Resilient leaders recover quickly from setbacks. They manage emotions and shift perspective. Practices such as journaling, daily reflection, and mindfulness help build the prefrontal cortex, which in turn helps regulate fear and impulsive responses (Davidson & McEwen, 2012).

2. Self-Awareness

Daniel Goleman (1998) said it best: “Emotional intelligence begins with self-awareness.” Leaders must recognize their triggers and reactions to failure. Feedback from peers or coaches is an excellent tool for increasing this awareness.

3. Adaptability

Adaptable leaders adjust their strategies without compromising their mission. Tools like After-Action Reviews (AARs) help teams reflect on and adapt their performance. This learning mindset encourages agility in uncertain environments.

4. Communication

After a failure, communication is everything. Leaders who explain what happened, what was learned, and what comes next build trust and clarity. Neuroscience reveals that storytelling engages multiple brain regions, thereby enhancing the retention of lessons (Zak, 2015).

Strategies to Turn Failure into Fuel

Here are five actionable strategies that top leaders use to grow through failure:

1. Acknowledge Mistakes Publicly

Don’t blame others. Take ownership. This model of accountability builds trust across the team.

2. Use Post-Mortems Without Blame

Hold team debriefs after setbacks to identify what went wrong and how to improve. Focus on processes, not people.

3. Reward Learning, Not Perfection

Organizations like Pixar encourage early failure in projects to refine ideas faster (Catmull, 2014).

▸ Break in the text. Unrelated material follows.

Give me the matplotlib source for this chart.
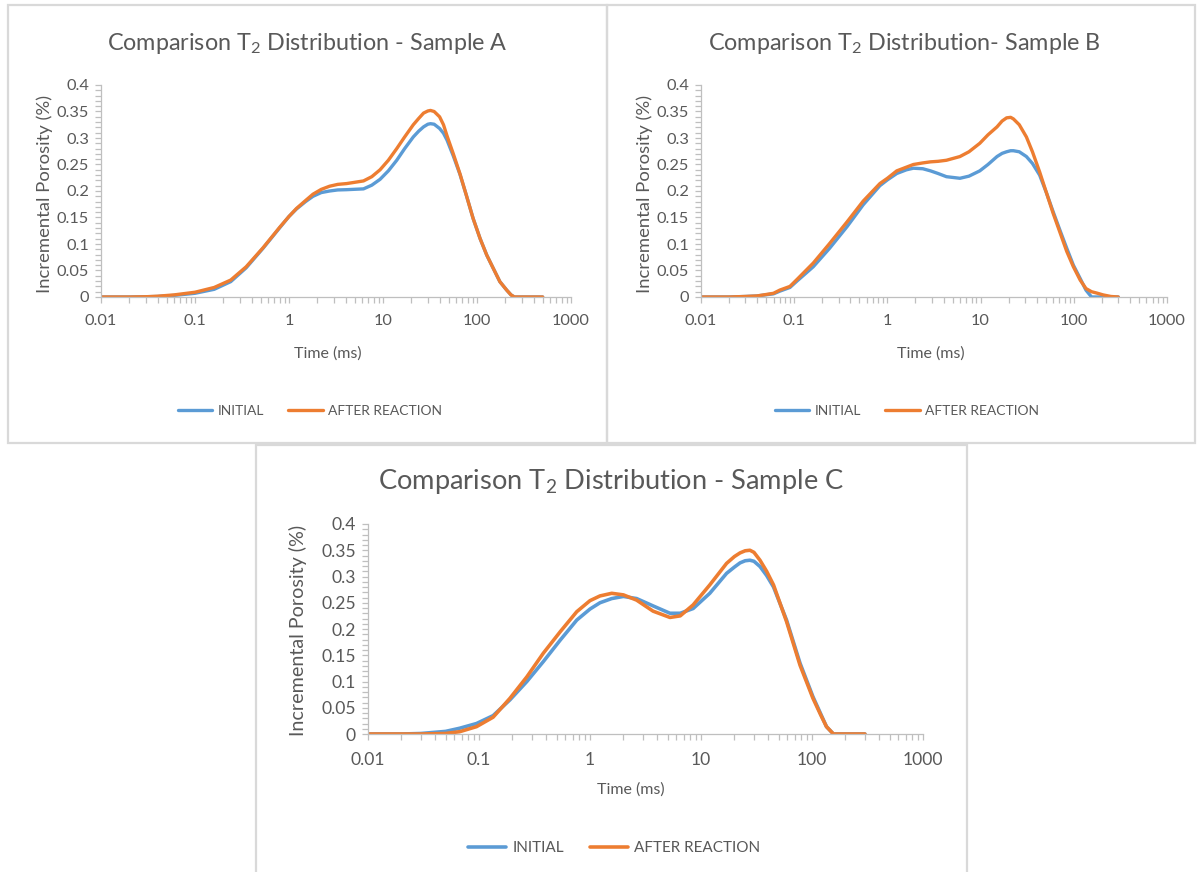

This mindset boosts creativity and reduces fear.

4. Facilitate Emotional Debriefs

After high-stress events, especially in tactical or emergency roles, leaders should check in with their emotions. These moments prevent trauma buildup and restore team focus.

5. Reframe the Narrative

Shift the story from “I failed” to “I learned.” This slight mental shift strengthens identity and long-term resilience.

Leading by Example: Famous Failures that Built Legends

History is full of leaders who failed big and bounced back stronger:

  • Steve Jobs was fired from Apple before returning to build it into a tech giant.

  • J.K. Rowling faced 12 rejections before publishing Harry Potter.

  • Thomas Edison said, “I have not failed. I’ve just found 10,000 ways that won’t work.”

They didn’t avoid failure; they redefined it.

Final Thought: Redefining Failure is a Leadership Imperative

When leaders lean into failure, they unlock courage, trust, and long-term growth. Neuroscience proves that resilience isn’t a trait; it’s a practice. Like strength training for the brain, repeated reflection, feedback, and emotional awareness build powerful leadership muscles.

Ask yourself:

“What story am I telling myself and my team about our last failure?”

The most respected leaders aren’t defined by how they fall, but by how they rise.

References

Catmull, E. (2014). Creativity, Inc. Random House.

Davidson, R. J., & McEwen, B. S. (2012). Social influences on neuroplasticity. Nature Neuroscience, 15(5), 689–695.

Dweck, C. S. (2006). Mindset: The New Psychology of Success. Random House.

Edmondson, A. C. (1999). Psychological safety and learning behavior in work teams. Administrative Science Quarterly, 44(2), 350–383.

Goleman, D. (1998). Working with Emotional Intelligence. Bantam Books.

Siegel, D. J. (2012). The Developing Mind. Guilford Press.

Zak, P. J. (2015). Why inspiring stories make us react: The neuroscience of narrative. Cerebrum, 2(1), 17–23.